Talking Circle and Workshop: Medieval Pasts, Indigenous Futures
With Tarren Andrews (Yale University, Confederated Salish and Kootenai Tribes), Gage Karahkwi:io Diabo (Concordia University, Kanien’kehá:ka), Emma Hitchcock (Columbia University), and Stephen Yeager (Concordia University)
Sponsored by CEMS, Department of English and Comparative Literature, Columbia University, Medieval Studies University Seminar.

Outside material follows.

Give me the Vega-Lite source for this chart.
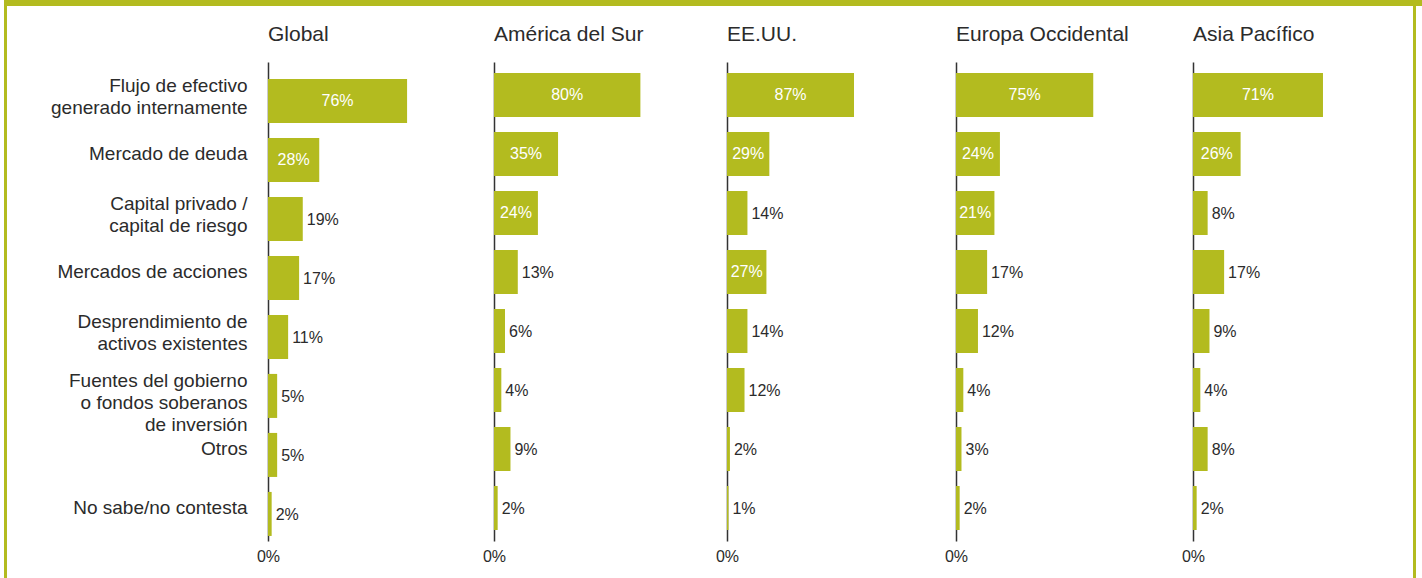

This CEMS talking circle and workshop facilitates a broad discussion about the politics, power structures, and potentials of thinking about medieval pasts in concert with Indigenous futures. In the first part of the day, a Talking Circle—hosted by Tarren Andrews (Yale University, Confederated Salish and Kootenai Tribes), Gage Karahkwi:io Diabo (Concordia University, Kanien’kehá:ka), Emma Hitchcock (Columbia University), and Stephen Yeager (Concordia University)—will bring together a core group of participants to discuss The Great Law of Peace and its potential analogues in Biblical and other narrative sources. Such parallels have played a central role in the discussions of the Great Law that have aimed to evaluate its challenges to settler epistemologies of history. Our Circle will ask participants to think critically about the political traps of such comparisons and encourage them to articulate the investments in such approaches by medieval studies methodologies. Following a lunch break, the group will reconvene and invite the audience (both in-person and on zoom) to join the next round of the Talking Circle, focused on how Indigenous studies methodologies and commitments to Indigenous futurity offer ways around the political trap of comparative thinking as it relates to cultural productions. This collaborative space will encourage participants to think through the role(s) that medieval pasts have played in the foreclosing of Indigenous futurity and further ask the group to imagine new research methods and pedagogical strategies to enact anticolonial praxis that both opens up our understanding of the medieval past and supports Indigenous futures.